7. Implementation, Complexity, and Extensions

• Reference set: Embeddings and pathway weights stored offline; kNN retrieval in $O(\log m)$ per test sample.
• Optimization: Restricting to $L_c \times E_c =$ (e.g., 5 layers × 20 experts = 100 parameters) enables per-sample adaptation within ~1,000 scalar updates.
• Computation: Overhead is negligible relative to forward inference, as gradient-free surrogates avoid full backward passes.
• Extensions: Unsupervised neighbor selection, hybrid surrogates, online meta-learning of loss interpolation, and dynamic adaptation to other sparse architectures (e.g., Mixture-of-Mixture, conditional computation).
• Limitations: Requires a well-curated labeled reference set and reliable retrieval embedding; performance is tied to neighbor fidelity.

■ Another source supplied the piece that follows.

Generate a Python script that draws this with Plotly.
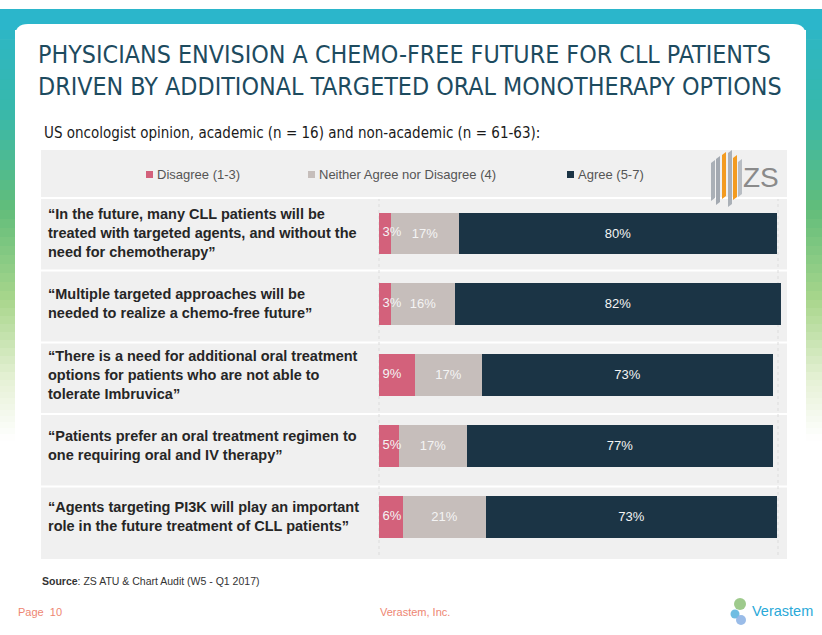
import plotly.graph_objects as go

W, H = 822, 635

# ---------------- data ----------------
statements = [
    "“In the future, many CLL patients will be<br>treated with targeted agents, and without the<br>need for chemotherapy”",
    "“Multiple targeted approaches will be<br>needed to realize a chemo-free future”",
    "“There is a need for additional oral treatment<br>options for patients who are not able to<br>tolerate Imbruvica”",
    "“Patients prefer an oral treatment regimen to<br>one requiring oral and IV therapy”",
    "“Agents targeting PI3K will play an important<br>role in the future treatment of CLL patients”",
]
series_names = ["Disagree (1-3)", "Neither Agree nor Disagree (4)", "Agree (5-7)"]
disagree = [3, 3, 9, 5, 6]
neither = [17, 16, 17, 17, 21]
agree = [80, 82, 73, 77, 73]

title_lines = ["PHYSICIANS ENVISION A CHEMO-FREE FUTURE FOR CLL PATIENTS",
               "DRIVEN BY ADDITIONAL TARGETED ORAL MONOTHERAPY OPTIONS"]
subtitle = "US oncologist opinion, academic (n = 16) and non-academic (n = 61-63):"
source_text = "<b>Source</b>: ZS ATU & Chart Audit (W5 - Q1 2017)"

# ---------------- styles ----------------
colors = ["#d3617b", "#c6bebb", "#1b3445"]
TITLE_COLOR = "#1d4b5f"
FOOT_COLOR = "#ee8672"
NARROW = "DejaVu Sans Condensed, Liberation Sans Narrow, sans-serif"
SANS = "Liberation Sans, Arial, sans-serif"
LABEL_FONT = dict(color="#f4f4f4", size=13, family=SANS)


def px(x):
    return x / W


def py(y):
    return 1 - y / H


ypos = list(range(len(statements)))
values = [disagree, neither, agree]

fig = go.Figure()
for idx, (name, vals, col) in enumerate(zip(series_names, values, colors)):
    show_text = idx > 0
    fig.add_trace(go.Bar(
        y=ypos, x=vals, name=name, orientation="h",
        marker=dict(color=col, line=dict(width=0)),
        width=0.59,
        text=[f"{v}%" for v in vals] if show_text else None,
        textposition="inside" if show_text else "none",
        insidetextanchor="middle", textangle=0,
        constraintext="none", cliponaxis=False,
        textfont=LABEL_FONT,
        showlegend=False, hoverinfo="skip",
    ))

# Disagree labels drawn on top so they can overflow the small segments
fig.add_trace(go.Scatter(
    x=[0] * len(disagree), y=ypos, mode="text",
    text=[f"\u00a0{v}%" for v in disagree], textposition="middle right",
    textfont=LABEL_FONT, showlegend=False, hoverinfo="skip", cliponaxis=False,
))

shapes = []

# ---- background gradient stripes (decoration) ----
def mix(c1, c2, t):
    a = [int(c1[i:i + 2], 16) for i in (1, 3, 5)]
    b = [int(c2[i:i + 2], 16) for i in (1, 3, 5)]
    return "#%02x%02x%02x" % tuple(round(a[k] + (b[k] - a[k]) * t) for k in range(3))

stops = [(9, "#2ab6cc"), (110, "#38b8ab"), (210, "#62bd7a"), (300, "#a9d68c"),
         (380, "#e6f1d6"), (440, "#ffffff")]
for i in range(len(stops) - 1):
    y0, c0 = stops[i]
    y1, c1 = stops[i + 1]
    n = 10
    for k in range(n):
        ya = y0 + (y1 - y0) * k / n
        yb = y0 + (y1 - y0) * (k + 1) / n + 0.6
        c = mix(c0, c1, (k + 0.5) / n)
        for xa, xb in ((0, 15), (806, 822)):
            shapes.append(dict(type="rect", xref="paper", yref="paper",
                               x0=px(xa), x1=px(xb), y0=py(yb), y1=py(ya),
                               fillcolor=c, line=dict(width=0), layer="below"))
# top band
shapes.append(dict(type="rect", xref="paper", yref="paper", x0=0, x1=1,
                   y0=py(30), y1=py(9), fillcolor="#2bb6cb", line=dict(width=0), layer="below"))


def conv_path(p):
    out = []
    for t in p.split():
        if "," in t:
            a, b = t.split(",")
            out.append(f"{px(float(a)):.5f},{py(float(b)):.5f}")
        else:
            out.append(t)
    return " ".join(out)


# white rounded card
r = 13
x0c, x1c, y0c, y1c = 15, 806, 24, 660
path = (f"M {x0c},{y0c + r} Q {x0c},{y0c} {x0c + r},{y0c} L {x1c - r},{y0c} "
        f"Q {x1c},{y0c} {x1c},{y0c + r} L {x1c},{y1c} L {x0c},{y1c} Z")
shapes.append(dict(type="path", xref="paper", yref="paper", path=conv_path(path),
                   fillcolor="#ffffff", line=dict(width=0), layer="below"))

# gray chart panel
shapes.append(dict(type="rect", xref="paper", yref="paper",
                   x0=px(41), x1=px(787), y0=py(559), y1=py(150),
                   fillcolor="#f0f0f0", line=dict(width=0), layer="below"))
# row separators
for ys in [198, 270.5, 342.5, 414, 486.5]:
    shapes.append(dict(type="line", xref="paper", yref="paper",
                       x0=px(41), x1=px(787), y0=py(ys), y1=py(ys),
                       line=dict(color="#ffffff", width=2), layer="below"))
# faint vertical guide lines
for xs in [379, 778]:
    shapes.append(dict(type="line", xref="paper", yref="paper",
                       x0=px(xs), x1=px(xs), y0=py(555), y1=py(199),
                       line=dict(color="#dcdcdc", width=1, dash="dot"), layer="below"))

# legend squares (manual legend)
legend_x = [146, 308, 567]
for lx, col in zip(legend_x, colors):
    shapes.append(dict(type="rect", xref="paper", yref="paper",
                       x0=px(lx), x1=px(lx + 7), y0=py(178), y1=py(171),
                       fillcolor=col, line=dict(width=0)))

# ZS logo bars (decoration)
logo_bars = [(711, 160, 201, "#aab0b7"), (716, 156, 205, "#a3a9b1"), (722, 152, 199, "#f39b20"),
             (728, 150, 207, "#aab0b7"), (733, 155, 200, "#f39b20"), (738, 159, 197, "#b8bdc3")]
for bx, yt, yb, col in logo_bars:
    p = (f"M {bx},{yb} L {bx + 4},{yb - 3} L {bx + 4},{yt} L {bx},{yt + 3} Z")
    shapes.append(dict(type="path", xref="paper", yref="paper", path=conv_path(p),
                       fillcolor=col, line=dict(width=0)))

# Verastem logo icon
for cx, cy, rr, col in [(740, 604, 6, "#93c47f"), (735, 614, 4.5, "#5fb6df"), (741, 620, 5, "#8fb5e6")]:
    shapes.append(dict(type="circle", xref="paper", yref="paper",
                       x0=px(cx - rr), x1=px(cx + rr), y0=py(cy + rr), y1=py(cy - rr),
                       fillcolor=col, line=dict(width=0), opacity=0.9))

annotations = []
# title
for i, line in enumerate(title_lines):
    annotations.append(dict(text=line, xref="paper", yref="paper", x=px(36), y=py(55 + 31 * i),
                            xanchor="left", yanchor="middle", showarrow=False,
                            font=dict(family=NARROW, size=24.8, color=TITLE_COLOR)))
# subtitle
annotations.append(dict(text=subtitle, xref="paper", yref="paper", x=px(42), y=py(133),
                        xanchor="left", yanchor="middle", showarrow=False,
                        font=dict(family=NARROW, size=15, color="#1a1a1a")))
# legend texts
for lx, name in zip(legend_x, series_names):
    annotations.append(dict(text=name, xref="paper", yref="paper", x=px(lx + 9), y=py(174.5),
                            xanchor="left", yanchor="middle", showarrow=False,
                            font=dict(family=SANS, size=13, color="#555555")))
# row labels (category labels)
for yi, lab in zip(ypos, statements):
    annotations.append(dict(text=lab, x=px(46), xref="paper", y=yi, yref="y",
                            xanchor="left", yanchor="middle", align="left", showarrow=False,
                            font=dict(family=SANS, size=14.5, color="#262626", weight="bold")))
# ZS text
annotations.append(dict(text="ZS", xref="paper", yref="paper", x=px(741), y=py(177),
                        xanchor="left", yanchor="middle", showarrow=False,
                        font=dict(family="Liberation Sans, sans-serif", size=28, color="#8a8a8a")))
# source
annotations.append(dict(text=source_text, xref="paper", yref="paper", x=px(40), y=py(581),
                        xanchor="left", yanchor="middle", showarrow=False,
                        font=dict(family=SANS, size=10.5, color="#333333")))
# footer
annotations.append(dict(text="Page  10", xref="paper", yref="paper", x=px(16), y=py(612),
                        xanchor="left", yanchor="middle", showarrow=False,
                        font=dict(family=SANS, size=11, color=FOOT_COLOR)))
annotations.append(dict(text="Verastem, Inc.", xref="paper", yref="paper", x=px(378), y=py(612),
                        xanchor="left", yanchor="middle", showarrow=False,
                        font=dict(family=SANS, size=11, color=FOOT_COLOR)))
annotations.append(dict(text="Verastem", xref="paper", yref="paper", x=px(750), y=py(611),
                        xanchor="left", yanchor="middle", showarrow=False,
                        font=dict(family=SANS, size=14.5, color="#2aa9d8")))

# y axis: rows centered at pixel 233 .. 516.5
step = (516.5 - 233) / 4
top_px = 233 - step / 2
bot_px = 516.5 + step / 2

XMAX = 101
fig.update_layout(
    width=W, height=H,
    margin=dict(l=0, r=0, t=0, b=0),
    paper_bgcolor="#ffffff", plot_bgcolor="rgba(0,0,0,0)",
    barmode="stack", bargap=0,
    xaxis=dict(domain=[px(379), px(379 + 3.98 * XMAX)], range=[0, XMAX],
               visible=False, fixedrange=True),
    yaxis=dict(domain=[py(bot_px), py(top_px)], range=[4.5, -0.5], visible=False, fixedrange=True),
    shapes=shapes, annotations=annotations,
    showlegend=False,
)

fig.write_html("out.html", config={"displayModeBar": False},
               post_script="document.body.style.margin='0';document.body.style.overflow='hidden';")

By leveraging critical-layer, core-expert restriction and reference-based collaborative surrogates, C3PO provides a reproducible, scalable blueprint for optimized expert re-mixing at test time in large-scale MoE LLMs. Its demonstrated efficiency and improvement over dense models and classical adaptation baselines significantly broaden the operational frontiers of sparse modular architectures (Li et al., 10 Apr 2025).